- [WORK INSTRUCTIONS] The listing below holds pictures; exclude them. Return exactly the lines from the one with "Write a web" through the one with "Sans', 'DejaVu Sans".

Code that draws figures
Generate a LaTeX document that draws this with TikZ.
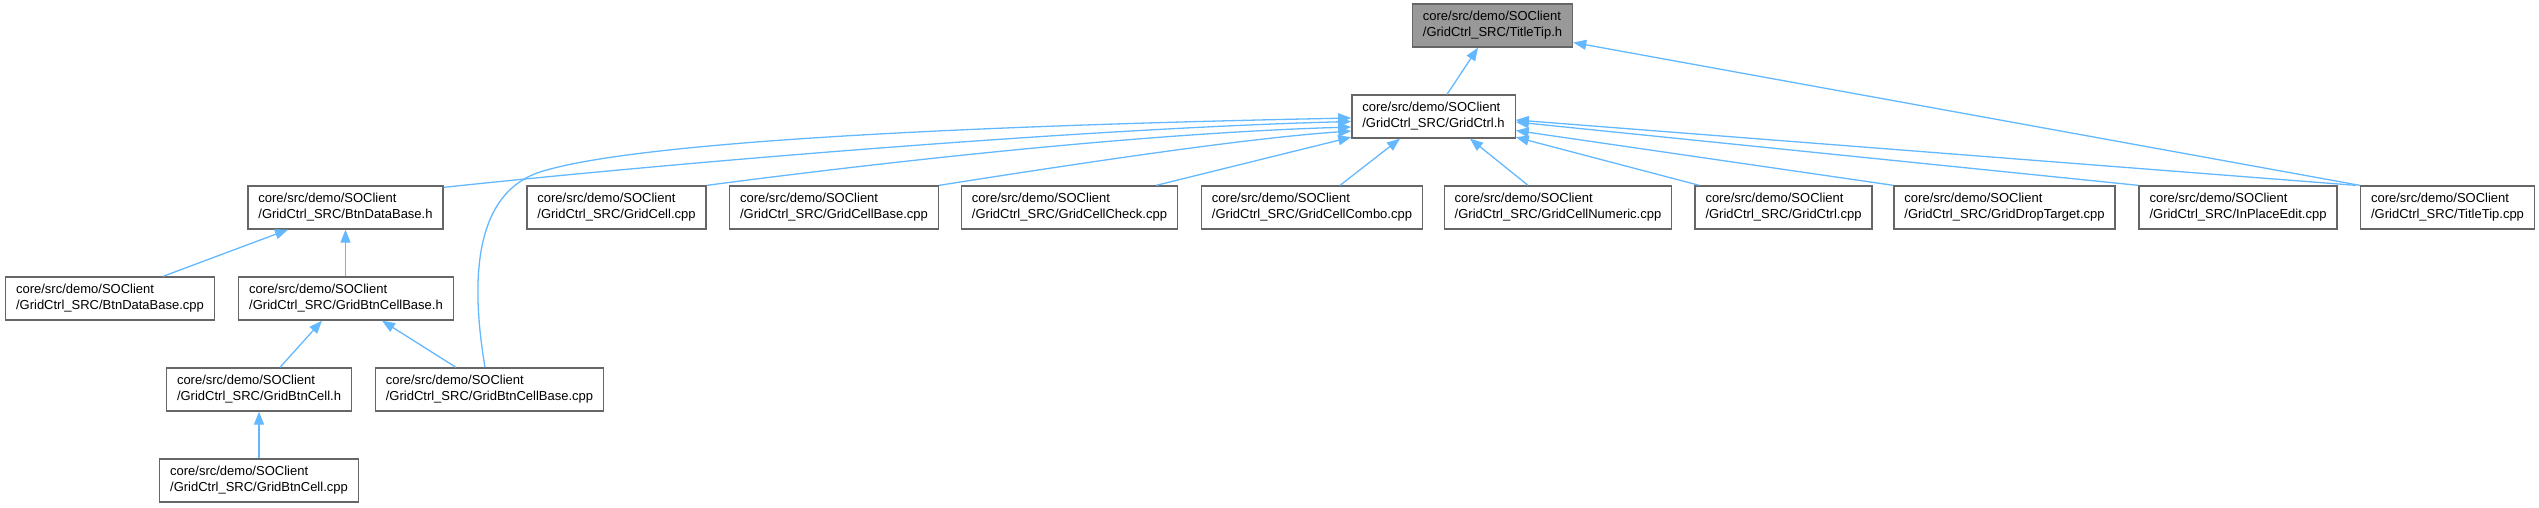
\documentclass[tikz,border=0pt]{standalone}
\usepackage{fontspec}
\setmainfont{Liberation Sans}
\usetikzlibrary{arrows.meta}
\definecolor{boxgray}{HTML}{666666}
\definecolor{hlgray}{HTML}{999999}
\definecolor{edgeblue}{HTML}{63B8FF}
\tikzset{
  file/.style={draw=boxgray, fill=white, line width=1.3pt, font=\fontsize{13}{16}\selectfont,
    align=left, inner xsep=10.5pt, inner ysep=0pt, minimum height=43pt, text=black},
  hlfile/.style={file, fill=hlgray},
  edge/.style={draw=edgeblue, line width=1.3pt, {Triangle[length=13pt,width=10pt]}-},
}
\begin{document}
\begin{tikzpicture}[x=1pt,y=-1pt]
\useasboundingbox (0,0) rectangle (2539,507);
% row 0
\node[hlfile] (titletiph) at (1492.5,25.5) {core/src/demo/SOClient\\/GridCtrl\_SRC/TitleTip.h};
\node[file] (gctrlh) at (1433.5,116.5) {core/src/demo/SOClient\\/GridCtrl\_SRC/GridCtrl.h};
% row 1
\node[file] (btnh) at (345.5,207.5) {core/src/demo/SOClient\\/GridCtrl\_SRC/BtnDataBase.h};
\node[file] (gcell) at (616.5,207.5) {core/src/demo/SOClient\\/GridCtrl\_SRC/GridCell.cpp};
\node[file] (gcellbase) at (834,207.5) {core/src/demo/SOClient\\/GridCtrl\_SRC/GridCellBase.cpp};
\node[file] (gcellcheck) at (1069.5,207.5) {core/src/demo/SOClient\\/GridCtrl\_SRC/GridCellCheck.cpp};
\node[file] (gcellcombo) at (1312,207.5) {core/src/demo/SOClient\\/GridCtrl\_SRC/GridCellCombo.cpp};
\node[file] (gcellnum) at (1558,207.5) {core/src/demo/SOClient\\/GridCtrl\_SRC/GridCellNumeric.cpp};
\node[file] (gctrlcpp) at (1783.5,207.5) {core/src/demo/SOClient\\/GridCtrl\_SRC/GridCtrl.cpp};
\node[file] (gdrop) at (2004.5,207.5) {core/src/demo/SOClient\\/GridCtrl\_SRC/GridDropTarget.cpp};
\node[file] (inplace) at (2238,207.5) {core/src/demo/SOClient\\/GridCtrl\_SRC/InPlaceEdit.cpp};
\node[file] (titletipcpp) at (2447.5,207.5) {core/src/demo/SOClient\\/GridCtrl\_SRC/TitleTip.cpp};
% row 2
\node[file] (btncpp) at (110,298.5) {core/src/demo/SOClient\\/GridCtrl\_SRC/BtnDataBase.cpp};
\node[file] (gbcbh) at (346,298.5) {core/src/demo/SOClient\\/GridCtrl\_SRC/GridBtnCellBase.h};
% row 3
\node[file] (gbch) at (259,389.5) {core/src/demo/SOClient\\/GridCtrl\_SRC/GridBtnCell.h};
\node[file] (gbcbcpp) at (489.5,389.5) {core/src/demo/SOClient\\/GridCtrl\_SRC/GridBtnCellBase.cpp};
% row 4
\node[file] (gbccpp) at (259,480.5) {core/src/demo/SOClient\\/GridCtrl\_SRC/GridBtnCell.cpp};

% edges to TitleTip.h
\draw[edge] ([xshift=-14.5pt]titletiph.south) -- ([xshift=13.5pt]gctrlh.north);
\draw[edge] ([yshift=-17pt]titletiph.east) -- (titletipcpp.north west);
% edges to GridCtrl.h (left side)
\draw[edge] ([yshift=-1.5pt]gctrlh.west) .. controls (1000,125) and (640,140) .. (540,172)
  .. controls (470,195) and (472,290) .. ([xshift=-4.5pt]gbcbcpp.north);
\draw[edge] ([yshift=-5pt]gctrlh.west) .. controls (1100,128) and (700,160) .. ([yshift=-2pt]btnh.north east);
\draw[edge] ([yshift=-10.5pt]gctrlh.west) .. controls (1150,133) and (900,160) .. (gcell.north east);
\draw[edge] ([yshift=-14.5pt]gctrlh.west) .. controls (1250,138) and (1100,160) .. (gcellbase.north east);
\draw[edge] ([yshift=1.5pt]gctrlh.south west) -- ([xshift=-22pt]gcellcheck.north east);
% bottom
\draw[edge] ([xshift=-33.5pt]gctrlh.south) -- ([xshift=28pt]gcellcombo.north);
\draw[edge] ([xshift=36.5pt]gctrlh.south) -- ([xshift=-30pt]gcellnum.north);
% right side
\draw[edge] ([yshift=1.5pt]gctrlh.south east) -- ([xshift=5pt]gctrlcpp.north west);
\draw[edge] ([yshift=-14pt]gctrlh.east) -- (gdrop.north west);
\draw[edge] ([yshift=-5.5pt]gctrlh.east) -- (inplace.north west);
\draw[edge] ([yshift=-3.5pt]gctrlh.east) -- ([xshift=-4pt]titletipcpp.north west);
% lower left
\draw[edge] ([xshift=-57.5pt]btnh.south) -- ([xshift=53pt]btncpp.north);
\draw[edge] (btnh.south) -- (btnh.south |- gbcbh.north);
\draw[edge] ([xshift=-24pt]gbcbh.south) -- ([xshift=21pt]gbch.north);
\draw[edge] ([xshift=36pt]gbcbh.south) -- ([xshift=-33.5pt]gbcbcpp.north);
\draw[edge] (gbch.south) -- (gbccpp.north);
\end{tikzpicture}
\end{document}
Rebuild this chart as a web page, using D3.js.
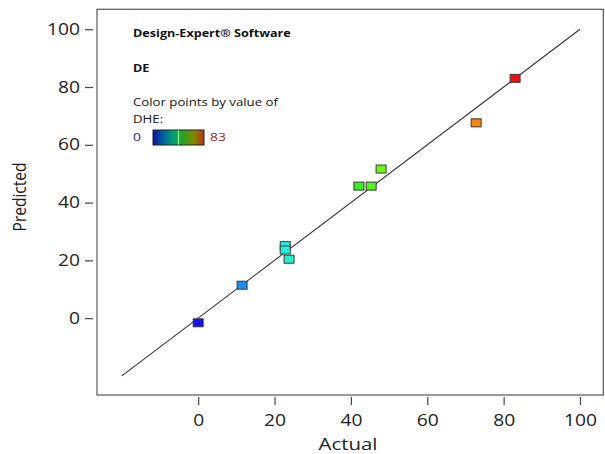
<!DOCTYPE html>
<html><head><meta charset="utf-8">
<script src="https://cdn.jsdelivr.net/npm/d3@7"></script>
<style>body{margin:0;background:#fff}svg{display:block}text{font-family:"Open Sans",sans-serif}</style>
</head><body><svg id="c" width="605" height="454"></svg>
<script>
const actual    = [0, 11.5, 22.8, 22.8, 23.8, 42.1, 45.3, 47.9, 72.8, 83];
const predicted = [-1.6, 11.4, 25.1, 23.6, 20.4, 45.7, 45.7, 51.6, 67.6, 83.0];
const tickValues = [0, 20, 40, 60, 80, 100];
const xDomain = [-26.5, 106.1];
const yDomain = [-26.6, 106.9];
const fitLine = [-20, 100];
const dheRange = [0, 83];
const pointColors = ["#1212f0", "#20f0f0", "#30f020", "#ffff10", "#f01010"];
const legendColors = ["#10109a", "#0060a0", "#00a070", "#30a020", "#7a8a00", "#c03010"];
const legendLines = ["Design-Expert® Software", "DE", "Color points by value of", "DHE:"];

const STRETCH = 1.2;
const svg = d3.select("#c");
const L = 97, R = 603.3, T = 9.3, B = 395;
const x = d3.scaleLinear().domain(xDomain).range([L, R]);
const y = d3.scaleLinear().domain(yDomain).range([B, T]);

function stretch(sel){
  sel.each(function(){ const w = this.getComputedTextLength(); d3.select(this).attr("textLength", w*STRETCH).attr("lengthAdjust","spacingAndGlyphs"); });
}

// box
svg.append("rect").attr("x", L).attr("y", T).attr("width", R-L).attr("height", B-T)
  .attr("fill","none").attr("stroke","#555").attr("stroke-width",1.2);

// axes
const xAxis = d3.axisBottom(x).tickValues(tickValues).tickSize(8).tickPadding(10);
const gx = svg.append("g").attr("transform", `translate(0,${B+2})`).call(xAxis);
gx.select(".domain").remove();
gx.selectAll("line").attr("stroke","#444").attr("stroke-width",1.2);
gx.selectAll("text").attr("font-size",16).attr("fill","#222").attr("font-family","Open Sans").call(stretch);

const yAxis = d3.axisLeft(y).tickValues(tickValues).tickSize(8).tickPadding(5);
const gy = svg.append("g").attr("transform", `translate(${L-4},0)`).call(yAxis);
gy.select(".domain").remove();
gy.selectAll("line").attr("stroke","#444").attr("stroke-width",1.2);
gy.selectAll("text").attr("font-size",16).attr("fill","#222").attr("font-family","Open Sans").call(stretch);

// axis titles
svg.append("text").attr("x", 348).attr("y", 450).attr("text-anchor","middle")
  .attr("font-size",17).attr("fill","#222").text("Actual").call(stretch);
svg.append("text").attr("transform","translate(26,197) scale(1.2,1) rotate(-90)").attr("text-anchor","middle")
  .attr("font-size",15.5).attr("fill","#222").text("Predicted");

// fit line
svg.append("line").attr("x1", x(fitLine[0])).attr("y1", y(fitLine[0]))
  .attr("x2", x(fitLine[1])).attr("y2", y(fitLine[1]))
  .attr("stroke","#333").attr("stroke-width",1.1);

// points
const color = d3.scaleLinear()
  .domain(pointColors.map((_, i) => dheRange[0] + i*(dheRange[1]-dheRange[0])/(pointColors.length-1)))
  .range(pointColors).clamp(true);
const pts = actual.map((a, i) => ({a, p: predicted[i]}));
svg.append("g").selectAll("rect").data(pts).join("rect")
  .attr("x", d => x(d.a) - 5).attr("y", d => y(d.p) - 4)
  .attr("width", 10).attr("height", 8)
  .attr("fill", d => color(d.a)).attr("stroke","#3a3a3a").attr("stroke-width",1);

// legend text
const lg = svg.append("g");
const ly = [36.5, 71.5, 106, 122.5];
legendLines.forEach((t, i) => {
  lg.append("text").attr("x", 133).attr("y", ly[i]).attr("font-size", i < 2 ? 10.5 : 11)
    .attr("font-weight", i < 2 ? "bold" : "normal").attr("fill","#111").text(t).call(stretch);
});
lg.append("text").attr("x",133).attr("y",140.5).attr("font-size",11.5).attr("fill","#22227a").text(dheRange[0]).call(stretch);
lg.append("text").attr("x",210).attr("y",140.5).attr("font-size",11.5).attr("fill","#9a1c1c").text(dheRange[1]).call(stretch);

const defs = svg.append("defs");
const grad = defs.append("linearGradient").attr("id","lgd");
legendColors.forEach((c, i) => grad.append("stop").attr("offset", i/(legendColors.length-1)).attr("stop-color", c));
svg.append("rect").attr("x",153).attr("y",130).attr("width",51).attr("height",15)
  .attr("fill","url(#lgd)").attr("stroke","#222").attr("stroke-width",1);
svg.append("line").attr("x1",178.5).attr("x2",178.5).attr("y1",130.5).attr("y2",144.5)
  .attr("stroke","#90ff90").attr("stroke-width",1.2);
</script></body></html>
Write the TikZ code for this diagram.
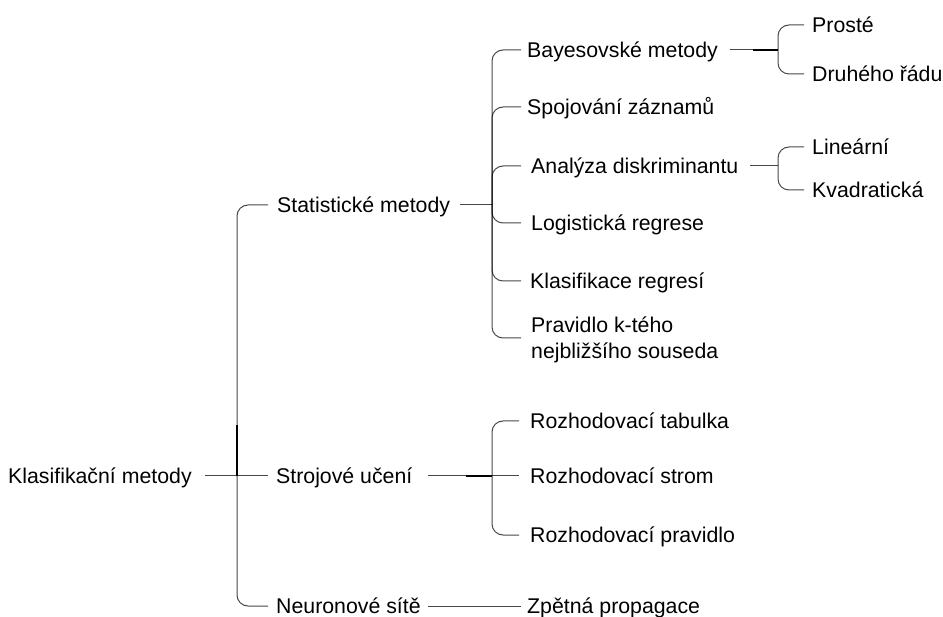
\documentclass[tikz,border=0pt]{standalone}
\usepackage{fontspec}
\setmainfont{Liberation Sans}
\begin{document}
\begin{tikzpicture}[x=1pt,y=-1pt,
  txt/.style={inner sep=0pt, font=\fontsize{21.3}{25.6}\selectfont},
  lbl/.style={txt, anchor=west, text height=15.3pt, text depth=0pt},
  conn/.style={draw=black, draw opacity=0.72, line width=1pt, rounded corners=11pt},
  heavy/.style={draw=black, line width=1.4pt}]
\useasboundingbox[fill=white] (0,0) rectangle (943,617);

% labels
\node[lbl] (root)  at (8,476)   {Klasifikační metody};
\node[lbl] (stat)  at (277,205) {Statistické metody};
\node[lbl] (stroj) at (276,476) {Strojové učení};
\node[lbl] (neur)  at (276,606) {Neuronové sítě};

\node[lbl] (bayes) at (527,50)  {Bayesovské metody};
\node[lbl] (spoj)  at (527,107) {Spojování záznamů};
\node[lbl] (anal)  at (531,166) {Analýza diskriminantu};
\node[lbl] (logit) at (531,223) {Logistická regrese};
\node[lbl] (klas)  at (530,281) {Klasifikace regresí};
% two-line label: the base anchor sits on the last line
\node[txt, align=left, anchor=base west] (knn) at (531,358.3)
  {Pravidlo k-tého\\nejbližšího souseda};

\node[lbl] (tab)   at (530,421) {Rozhodovací tabulka};
\node[lbl] (strom) at (530,476) {Rozhodovací strom};
\node[lbl] (prav)  at (530,535) {Rozhodovací pravidlo};

\node[lbl] (zpet)  at (527,606) {Zpětná propagace};

\node[lbl] (prost) at (812,25)  {Prosté};
\node[lbl] (druh)  at (812,74)  {Druhého řádu};
\node[lbl] (lin)   at (812,147) {Lineární};
\node[lbl] (kvad)  at (812,190) {Kvadratická};

% stub starts, junctions and connector ends
\coordinate (s0) at (205,476);
\coordinate (s1) at (460,205);
\coordinate (s2) at (428,476);
\coordinate (s3) at (428,606);
\coordinate (s4) at (730,50);
\coordinate (s5) at (750,166);

\coordinate (j0) at (237,476);
\coordinate (j1) at (492,205);
\coordinate (j2) at (492,476);
\coordinate (j3) at (778,50);
\coordinate (j4) at (778,166);

\coordinate (e0) at (268,0);
\coordinate (e1) at (521,0);
\coordinate (e2) at (519,0);
\coordinate (e3) at (804,0);
\coordinate (knnrow) at ([yshift=20.3pt]knn.base west);

% root bracket
\draw[conn] (s0) -- (j0);
\draw[conn] (j0) |- (e0 |- stat.west);
\draw[conn] (j0) -- (e0 |- stroj.west);
\draw[conn] (j0) |- (e0 |- neur.west);
\draw[heavy] (j0) -- ++(0,-51);

% statistical methods
\draw[conn] (s1) -- (j1);
\foreach \c in {bayes,spoj,anal,logit,klas}
  \draw[conn] (j1) |- (e1 |- \c.west);
\draw[conn] (j1) |- (e1 |- knnrow);

% machine learning
\draw[conn] (s2) -- (j2);
\draw[conn] (j2) |- (e2 |- tab.west);
\draw[conn] (j2) -- (e2 |- strom.west);
\draw[conn] (j2) |- (e2 |- prav.west);
\draw[heavy] (j2) -- ++(-26,0);

% neural networks
\draw[conn] (s3) -- (e1 |- zpet.west);

% Bayesian methods
\draw[conn] (s4) -- (j3);
\draw[conn] (j3) |- (e3 |- prost.west);
\draw[conn] (j3) |- (e3 |- druh.west);
\draw[heavy] (j3) -- ++(-25,0);

% discriminant analysis
\draw[conn] (s5) -- (j4);
\draw[conn] (j4) |- (e3 |- lin.west);
\draw[conn] (j4) |- (e3 |- kvad.west);
\end{tikzpicture}
\end{document}
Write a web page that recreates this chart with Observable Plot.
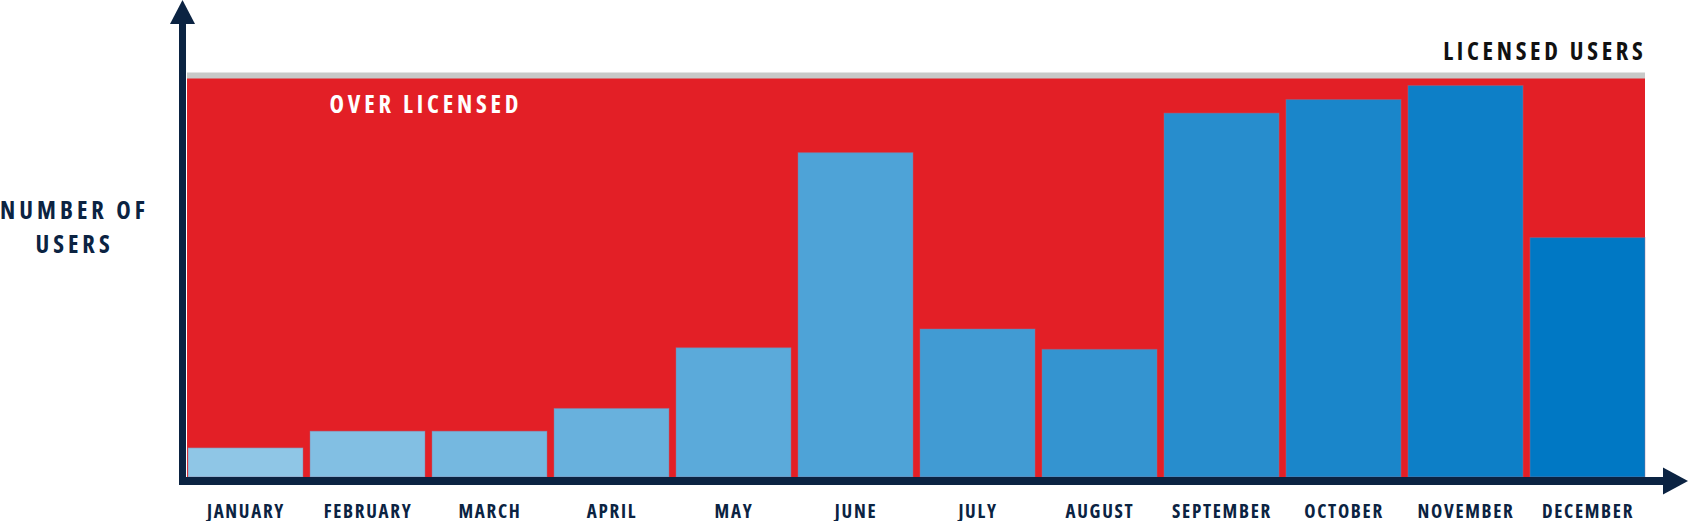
<!DOCTYPE html>
<html>
<head>
<meta charset="utf-8">
<script src="https://cdn.jsdelivr.net/npm/d3@7"></script>
<script src="https://cdn.jsdelivr.net/npm/@observablehq/plot@0.6"></script>
<style>
  html, body { margin: 0; padding: 0; background: #ffffff; }
  #chart svg { display: block; }
  #chart svg text { font-stretch: 75%; }
</style>
</head>
<body>
<div id="chart"></div>
<script>
const months = ["JANUARY", "FEBRUARY", "MARCH", "APRIL", "MAY", "JUNE", "JULY", "AUGUST", "SEPTEMBER", "OCTOBER", "NOVEMBER", "DECEMBER"];
const users = [73, 115, 115, 172, 324, 813, 371, 320, 912, 946, 981, 600];
const licensed = 1000;
const yTitle = "NUMBER OF\nUSERS";
const licensedTitle = "LICENSED USERS";
const overTitle = "OVER LICENSED";

const navy = "#0b2342";
const red = "#e31f26";
const gray = "#c8c9c8";
const font = "'Open Sans', 'DejaVu Sans Condensed', sans-serif";

const data = months.map((m, i) => ({month: m, users: users[i], i}));

// axis lines with arrowheads, placed from the plot's own dimensions
function axesArrows(index, scales, values, dimensions) {
  const {width, height, marginLeft, marginBottom} = dimensions;
  const g = d3.create("svg:g").attr("aria-label", "axes");
  const yAxisX = marginLeft - 4.5;
  const xAxisY = height - marginBottom + 4;
  g.append("rect").attr("x", yAxisX - 3.5).attr("y", 20).attr("width", 7)
    .attr("height", xAxisY + 4 - 20).attr("fill", navy);
  g.append("path").attr("d", `M${yAxisX},0L${yAxisX + 12.5},24L${yAxisX - 12.5},24Z`).attr("fill", navy);
  g.append("rect").attr("x", yAxisX - 3.5).attr("y", xAxisY - 4).attr("width", width - 28 - (yAxisX - 3.5) + 2)
    .attr("height", 8).attr("fill", navy);
  g.append("path").attr("d", `M${width - 3},${xAxisY}L${width - 28},${xAxisY - 13.5}L${width - 28},${xAxisY + 13.5}Z`).attr("fill", navy);
  return g.node();
}

const spacings = [1.7, 4, 3.7, 3.8]; // months, y title, licensed label, over label

const chart = Plot.plot({
  width: 1691,
  height: 521,
  marginLeft: 187,
  marginRight: 46,
  marginTop: 78,
  marginBottom: 44,
  x: {domain: months, paddingInner: 0.06, paddingOuter: 0, axis: null},
  y: {domain: [0, licensed], axis: null},
  color: {type: "linear", domain: [0, months.length - 1], range: ["#8fc6e6", "#0078c4"], interpolate: "rgb"},
  style: {fontFamily: font, background: "#ffffff", overflow: "visible"},
  marks: [
    Plot.rectY([licensed], {y: d => d, fill: red}),
    Plot.ruleY([licensed], {stroke: gray, strokeWidth: 6, dy: -3}),
    Plot.barY(data, {x: "month", y: "users", fill: "i", stroke: "#9c6f8e", strokeOpacity: 0.45, strokeWidth: 1}),
    axesArrows,
    Plot.text(months, {x: d => d, frameAnchor: "bottom", lineAnchor: "top", dx: 0, dy: 27, fontSize: 19, fontWeight: "bold", fill: navy}),
    Plot.text([yTitle], {frameAnchor: "top-left", textAnchor: "middle", lineAnchor: "top", dx: -113, dy: 116, lineHeight: 1.4, fontSize: 24.5, fontWeight: "bold", fill: navy}),
    Plot.text([licensedTitle], {frameAnchor: "top-right", textAnchor: "end", lineAnchor: "top", dx: 1, dy: -36, fontSize: 24.5, fontWeight: "bold", fill: "#111111"}),
    Plot.text([overTitle], {frameAnchor: "top-left", textAnchor: "start", lineAnchor: "top", dx: 142, dy: 17, fontSize: 24.5, fontWeight: "bold", fill: "#ffffff"})
  ]
});
d3.select(chart).selectAll('g[aria-label="text"]').each(function(_, k) {
  if (k < spacings.length) this.style.letterSpacing = spacings[k] + "px";
});
document.getElementById("chart").appendChild(chart);
</script>
</body>
</html>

- [TASK SOLUTION]
Write a web page that recreates this chart with Observable Plot.
<!DOCTYPE html>
<html>
<head>
<meta charset="utf-8">
<script src="https://cdn.jsdelivr.net/npm/d3@7"></script>
<script src="https://cdn.jsdelivr.net/npm/@observablehq/plot@0.6"></script>
<style>
  html, body { margin: 0; padding: 0; background: #ffffff; }
  #chart svg { display: block; }
  #chart svg text { font-stretch: 75%; }
</style>
</head>
<body>
<div id="chart"></div>
<script>
const months = ["JANUARY", "FEBRUARY", "MARCH", "APRIL", "MAY", "JUNE", "JULY", "AUGUST", "SEPTEMBER", "OCTOBER", "NOVEMBER", "DECEMBER"];
const users = [73, 115, 115, 172, 324, 813, 371, 320, 912, 946, 981, 600];
const licensed = 1000;
const yTitle = "NUMBER OF\nUSERS";
const licensedTitle = "LICENSED USERS";
const overTitle = "OVER LICENSED";

const navy = "#0b2342";
const red = "#e31f26";
const gray = "#c8c9c8";
const font = "'Open Sans', 'DejaVu Sans Condensed', sans-serif";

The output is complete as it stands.